Have you heard of “The Groningen Protocol?” It may sound like a spy novel or suspense movie about shadowy conspiracies hatched in ivory towers by cadres of cynical utopian thinkers determined to co-opt society’s understanding of what it means to have a life worth living. Think “Soylent Green,” the science fiction movie where social planners faced with overpopulation and food shortages decide to alleviate the problem by encouraging senior citizens to embrace euthanasia. Their remains are then processed into nutritious green squares.
The Groningen Protocol is a set of guidelines specifying when physicians in the Netherlands can end the lives of infants without the fear of legal prosecution.
Before we take a closer look, let me admit to a bias you can factor in as you read on. My ethical antennae go up whenever humans make cool, rational, systematic decisions to end the lives of other humans not able to speak for themselves. I’m not saying I would categorically oppose this without regard to any argument that might be advanced. I’m just saying my default reaction to the idea of killing anyone who can’t speak for themselves is to say: “Stop. You can’t, you mustn’t cross that line. Because, once you embrace that principle — that we ourselves can decide which lives are worth living and which are not — the next step becomes easier.”
Now let’s take a look at that Groningen Protocol. In 2004, Dr. Eduard Verhagen, medical director of the Department of Pediatrics at the University Medical Center in Groningen, Netherlands, after consultation with various doctors and prosecutors, proposed criteria under which physicians could perform active ending of the lives of infants (children under 12). This protocol was ratified by the Dutch National Association of Pediatricians. Here are the guidelines: 1. The presence of hopeless and unbearable suffering; 2. Consent of the parents to the termination of life; 3. In consultation with appropriate medical personnel; and 4. Careful execution of the termination.
According to the statistics I was able to locate, more than 20 children have been killed (I could, of course, choose a softer word, but I’m not inclined to sugarcoat hard facts — they were killed) pursuant to this protocol. Most of them suffered from spina bifida or hydrocephalus. The rationale for this “killing” without the victim’s (yes victim) request or consent is this: The quality of this life is so miserable that the “victim” would, no doubt, approve (if they had mental legal capacity) and tell us so (if they could speak for themselves.) They would, no doubt, request euthanasia if they could. Maybe so. But something inside me quakes when I consider the ramifications of reasoning like this. Imagine someone saying: “Surely these poor orphaned infants would choose death over a life of privation, disease and malnutrition they’ll surely face if left to grow up in the squalor of this Kenyan slum.” Such a statement would rightly be met with outrage.
Conflicting heartstrings will be plucked as decent caring readers consider the merits of both sides of this argument. Surely putting these poor babies out of their misery is “an act of mercy.” But even assuming there’s some force to this argument, the line won’t be permanently drawn at the point of undeniable mercy. Someone will always be looking for “wiggle room.”
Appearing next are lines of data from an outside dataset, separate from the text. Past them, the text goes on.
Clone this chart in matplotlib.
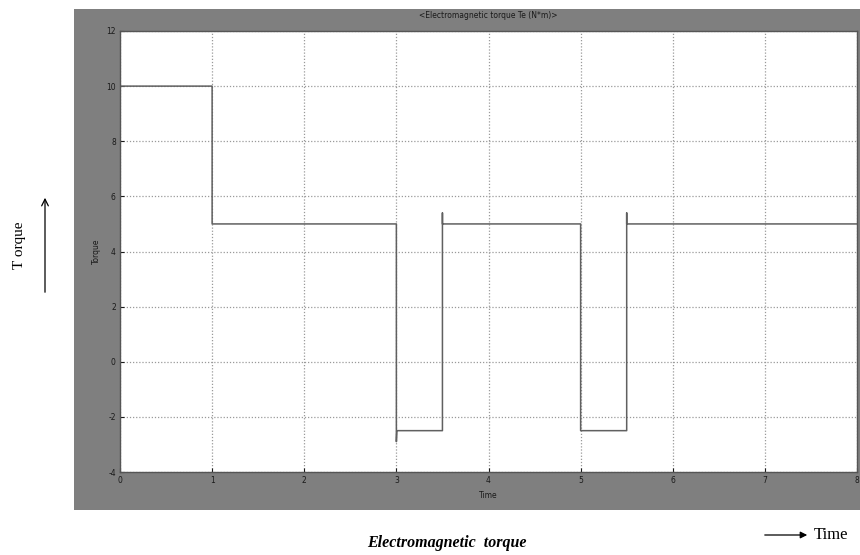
import matplotlib
matplotlib.use('Agg')
import matplotlib.pyplot as plt
from matplotlib.patches import Rectangle, FancyArrowPatch

plt.rcParams['axes.unicode_minus'] = False

# Electromagnetic torque trace (step response)
time = [0, 0, 1, 1, 3, 3, 3.005, 3.5, 3.5, 3.5, 5, 5, 5.5, 5.5, 5.5, 8]
torque = [-4, 10, 10, 5, 5, -2.9, -2.5, -2.5, 5.4, 5, 5, -2.5, -2.5, 5.4, 5, 5]

x_ticks = [0, 1, 2, 3, 4, 5, 6, 7, 8]
y_ticks = [-4, -2, 0, 2, 4, 6, 8, 10, 12]

fig = plt.figure(figsize=(8.6, 5.55), dpi=100)
fig.patch.set_facecolor('white')

# grey scope frame behind the axes
fig.patches.append(Rectangle((74 / 860, 1 - 510 / 555), 1 - 74 / 860, (510 - 9) / 555,
                             transform=fig.transFigure, facecolor='#7f7f7f',
                             edgecolor='none', zorder=-10))

ax = fig.add_axes([120 / 860, 1 - 472 / 555, 737 / 860, 441 / 555])
ax.set_zorder(5)
ax.set_facecolor('white')
ax.plot(time, torque, color='#606060', linewidth=1.1)

ax.set_xlim(0, 8)
ax.set_ylim(-4, 12)
ax.set_xticks(x_ticks)
ax.set_yticks(y_ticks)
ax.tick_params(direction='in', length=3, labelsize=5.5, colors='#1a1a1a',
               pad=3)
ax.grid(True, color='#9a9a9a', linestyle=(0, (1, 1.5)), linewidth=0.9)
for side in ax.spines.values():
    side.set_color('#555555')
    side.set_linewidth(1.0)

ax.set_title('<Electromagnetic torque Te (N*m)>', fontsize=5.5, color='#1a1a1a',
             pad=9)
ax.set_xlabel('Time', fontsize=5.5, color='#1a1a1a', labelpad=4)
ax.set_ylabel('Torque', fontsize=5.5, color='#1a1a1a', labelpad=4)

# annotations outside the scope
fig.text(20 / 860, 1 - 245 / 555, 'T orque', rotation=90, ha='center', va='center',
         family='Liberation Serif', fontsize=11)
fig.add_artist(FancyArrowPatch(
    (45 / 860, 1 - 295 / 555), (45 / 860, 1 - 195 / 555),
    transform=fig.transFigure, arrowstyle='->', mutation_scale=12,
    color='black', linewidth=0.9))
fig.text(447 / 860, 1 - 543 / 555, 'Electromagnetic  torque', ha='center',
         va='center', family='Liberation Serif', fontweight='bold',
         style='italic', fontsize=11.5)
fig.add_artist(FancyArrowPatch(
    (762 / 860, 1 - 535 / 555), (810 / 860, 1 - 535 / 555),
    transform=fig.transFigure, arrowstyle='-|>', mutation_scale=10,
    color='black', linewidth=0.9))
fig.text(814 / 860, 1 - 535 / 555, 'Time', ha='left', va='center',
         family='Liberation Serif', fontsize=12)

fig.savefig('out.png', dpi=100)
plt.close(fig)
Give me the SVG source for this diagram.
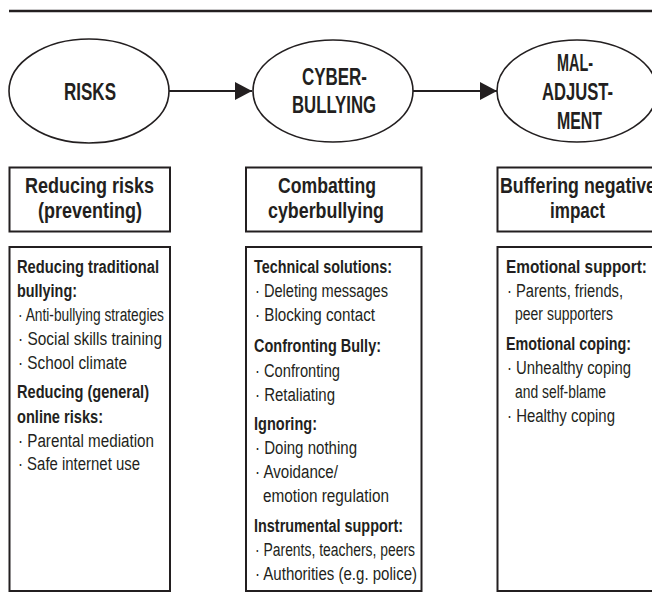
<svg xmlns="http://www.w3.org/2000/svg" width="652" height="613" viewBox="0 0 652 613">
<style>
.bg{fill:#ffffff}
.ell{fill:#ffffff;stroke:#231f20;stroke-width:1.6}
.box{fill:#ffffff;stroke:#231f20;stroke-width:2}
.conn{stroke:#231f20;stroke-width:1.8;fill:none}
.t{font-family:"Liberation Sans",Arial,sans-serif;fill:#231f20}
.big{font-size:23px;font-weight:bold}
.hd{font-size:22px;font-weight:bold}
.b{font-size:18px;font-weight:bold}
.r{font-size:18px}
</style>
<defs>
<marker id="ah" markerUnits="userSpaceOnUse" markerWidth="18" markerHeight="20" refX="17" refY="9" orient="auto">
<polygon points="0,0 17,9 0,18" fill="#231f20"/>
</marker>
</defs>
<rect class="bg" x="0" y="0" width="652" height="613"/>
<line x1="9" y1="11" x2="652" y2="11" stroke="#231f20" stroke-width="2.5"/>

<g id="connectors">
<line class="conn" x1="169" y1="91" x2="252" y2="91" marker-end="url(#ah)"/>
<line class="conn" x1="413" y1="91" x2="497" y2="91" marker-end="url(#ah)"/>
</g>

<g id="node-risks">
<ellipse class="ell" cx="89" cy="91" rx="80" ry="52"/>
<text class="t big" x="64" y="100" textLength="52" lengthAdjust="spacingAndGlyphs">RISKS</text>
</g>
<g id="node-cyberbullying">
<ellipse class="ell" cx="333" cy="91" rx="80" ry="51"/>
<text class="t big" x="302" y="85" textLength="65" lengthAdjust="spacingAndGlyphs">CYBER-</text>
<text class="t big" x="292" y="113" textLength="84" lengthAdjust="spacingAndGlyphs">BULLYING</text>
</g>
<g id="node-maladjustment">
<ellipse class="ell" cx="577" cy="91" rx="80" ry="51"/>
<text class="t big" x="557" y="71" textLength="36" lengthAdjust="spacingAndGlyphs">MAL-</text>
<text class="t big" x="542" y="100" textLength="71" lengthAdjust="spacingAndGlyphs">ADJUST-</text>
<text class="t big" x="557" y="129" textLength="45" lengthAdjust="spacingAndGlyphs">MENT</text>
</g>

<g id="header-reducing">
<rect class="box" x="9.5" y="167.5" width="160.5" height="64"/>
<text class="t hd" x="25" y="193" textLength="129" lengthAdjust="spacingAndGlyphs">Reducing risks</text>
<text class="t hd" x="38" y="218" textLength="104" lengthAdjust="spacingAndGlyphs">(preventing)</text>
</g>
<g id="header-combatting">
<rect class="box" x="246" y="167.5" width="175.5" height="64"/>
<text class="t hd" x="278" y="193" textLength="98" lengthAdjust="spacingAndGlyphs">Combatting</text>
<text class="t hd" x="268" y="218" textLength="116" lengthAdjust="spacingAndGlyphs">cyberbullying</text>
</g>
<g id="header-buffering">
<rect class="box" x="497.5" y="167.5" width="175" height="64"/>
<text class="t hd" x="500" y="193" textLength="156" lengthAdjust="spacingAndGlyphs">Buffering negative</text>
<text class="t hd" x="550" y="218" textLength="55" lengthAdjust="spacingAndGlyphs">impact</text>
</g>

<g id="list-reducing">
<rect class="box" x="9.5" y="247" width="160.5" height="344"/>
<text class="t b" x="17" y="273" textLength="142" lengthAdjust="spacingAndGlyphs">Reducing traditional</text>
<text class="t b" x="17" y="297" textLength="60" lengthAdjust="spacingAndGlyphs">bullying:</text>
<text class="t r" x="18" y="321" textLength="146" lengthAdjust="spacingAndGlyphs">· Anti-bullying strategies</text>
<text class="t r" x="18" y="345" textLength="144" lengthAdjust="spacingAndGlyphs">· Social skills training</text>
<text class="t r" x="18" y="369" textLength="109" lengthAdjust="spacingAndGlyphs">· School climate</text>
<text class="t b" x="17" y="398" textLength="132" lengthAdjust="spacingAndGlyphs">Reducing (general)</text>
<text class="t b" x="17" y="423" textLength="86" lengthAdjust="spacingAndGlyphs">online risks:</text>
<text class="t r" x="18" y="447" textLength="136" lengthAdjust="spacingAndGlyphs">· Parental mediation</text>
<text class="t r" x="18" y="470" textLength="122" lengthAdjust="spacingAndGlyphs">· Safe internet use</text>
</g>

<g id="list-combatting">
<rect class="box" x="246" y="247" width="175.5" height="344"/>
<text class="t b" x="254" y="273" textLength="138" lengthAdjust="spacingAndGlyphs">Technical solutions:</text>
<text class="t r" x="255" y="297" textLength="133" lengthAdjust="spacingAndGlyphs">· Deleting messages</text>
<text class="t r" x="255" y="321" textLength="120" lengthAdjust="spacingAndGlyphs">· Blocking contact</text>
<text class="t b" x="254" y="352" textLength="127" lengthAdjust="spacingAndGlyphs">Confronting Bully:</text>
<text class="t r" x="255" y="377" textLength="85" lengthAdjust="spacingAndGlyphs">· Confronting</text>
<text class="t r" x="255" y="401" textLength="80" lengthAdjust="spacingAndGlyphs">· Retaliating</text>
<text class="t b" x="254" y="430" textLength="63" lengthAdjust="spacingAndGlyphs">Ignoring:</text>
<text class="t r" x="255" y="454" textLength="102" lengthAdjust="spacingAndGlyphs">· Doing nothing</text>
<text class="t r" x="255" y="478" textLength="83" lengthAdjust="spacingAndGlyphs">· Avoidance/</text>
<text class="t r" x="263" y="502" textLength="126" lengthAdjust="spacingAndGlyphs">emotion regulation</text>
<text class="t b" x="254" y="532" textLength="149" lengthAdjust="spacingAndGlyphs">Instrumental support:</text>
<text class="t r" x="255" y="556" textLength="160" lengthAdjust="spacingAndGlyphs">· Parents, teachers, peers</text>
<text class="t r" x="255" y="580" textLength="162" lengthAdjust="spacingAndGlyphs">· Authorities (e.g. police)</text>
</g>

<g id="list-buffering">
<rect class="box" x="497.5" y="247" width="175" height="344"/>
<text class="t b" x="506" y="273" textLength="141" lengthAdjust="spacingAndGlyphs">Emotional support:</text>
<text class="t r" x="507" y="297" textLength="116" lengthAdjust="spacingAndGlyphs">· Parents, friends,</text>
<text class="t r" x="515" y="320" textLength="98" lengthAdjust="spacingAndGlyphs">peer supporters</text>
<text class="t b" x="506" y="350" textLength="125" lengthAdjust="spacingAndGlyphs">Emotional coping:</text>
<text class="t r" x="507" y="374" textLength="124" lengthAdjust="spacingAndGlyphs">· Unhealthy coping</text>
<text class="t r" x="515" y="398" textLength="91" lengthAdjust="spacingAndGlyphs">and self-blame</text>
<text class="t r" x="507" y="422" textLength="108" lengthAdjust="spacingAndGlyphs">· Healthy coping</text>
</g>
</svg>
According to an article appearing in the May 1 issue of the journal “First Things,” Wesley J. Smith, senior fellow at The Discovery Institution’s Center on Human Exceptionalism and consultant for The Patient’s Rights Council, documents the creeping expansion of euthanasia in Europe. What started as a last resort for those facing unbearable pain or irreversible and progressive disease is expanded now to include those who are simply tired of coping with the challenges of life. By coincidence, those poor souls who make the decision to “end it all” under state-approved doctor supervision are becoming increasingly appealing sources for harvested organs to be used in transplants. Think variation on the “Soylent Green” thesis.
Already, the Groningen Protocol has been respectfully cited in the New England Journal of Medicine. Writers like bioethicist Jacob M. Appel of New York University is quoted as saying the protocol is “working and should be expanded.” This tendency to expand is exactly what worries us.
The eagerness to discard long-held and deeply treasured notions of what constitutes right and wrong is gathering speed. Many traditional Americans are alarmed at the disappearance of values that served as the bedrock for the strength and community of this country. Hopefully, progressive medical advances like the Groningen Protocol will not be permitted to successfully take root here. I’m Hink and I’ll see ya.
MIKE HINKLE is an Edmond resident and retired attorney.